Apparently, some officers are doing just that and in two early cases on point courts have accepted the officers’ approaches. See, e.g., State v. Jackson, __ N.E.3d __, 2015 WL 3824080 (Ohio Ct. App. 2015) (a traffic stop was not impermissibly extended by a dog sniff where the sniff was conducted by a different Trooper while the Trooper who initiated the stop was in the process of investigating defendant’s background and producing a traffic citation); Lewis v. State, 2015 WL 3619359, at *3 (Ga. Ct. App. June 11, 2015) (similar).

Extensions in the middle of a stop instead of at the end.
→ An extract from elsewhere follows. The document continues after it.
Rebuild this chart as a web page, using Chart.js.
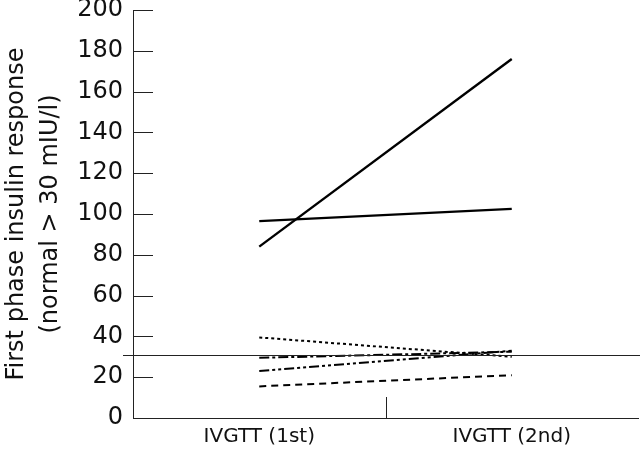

The stop in Rodriguez was extended as it was coming to a close, and there are a few phrases in the Court’s opinion that could be read to limit the reach of the opinion to such cases. See, e.g., Rodriguez, 135 S.Ct. at 1612 (discussing “whether the Fourth Amendment tolerates a dog sniff conducted after completion of a traffic stop” (emphasis added)). But overall, the opinion is pretty clear that delays unrelated to the purpose of the stop are forbidden whenever they take place. See, e.g., id. at 1616 (“The critical question, then, is not whether the dog sniff occurs before or after the officer issues a ticket . . . but whether conducting the sniff ‘prolongs’—i.e., adds time to—[the stop].”). At least, so concluded the court in People v. Pulling, __ N.E.3d __, 2015 WL 3764791 (Ill. Ct. App. June 17, 2015) (applying Rodriguez and finding that an officer violated by “interrupt[ing] his traffic citation preparation to conduct a free-air sniff based on an unparticularized suspicion of criminal activity”; although the sniff took place during the stop, while the sniff in Rodriguez took place at the end of the stop, “this positional difference of the point at which the sniff occurs has no impact on our ruling,” as “the dog sniff added time to the total duration of the stop at issue”).

Conclusion. Stay tuned for further developments under Rodriguez. Especially given the increasing emphasis on recording officer-citizen interactions, courts will have many more opportunities to scrutinize stops for unwarranted delays.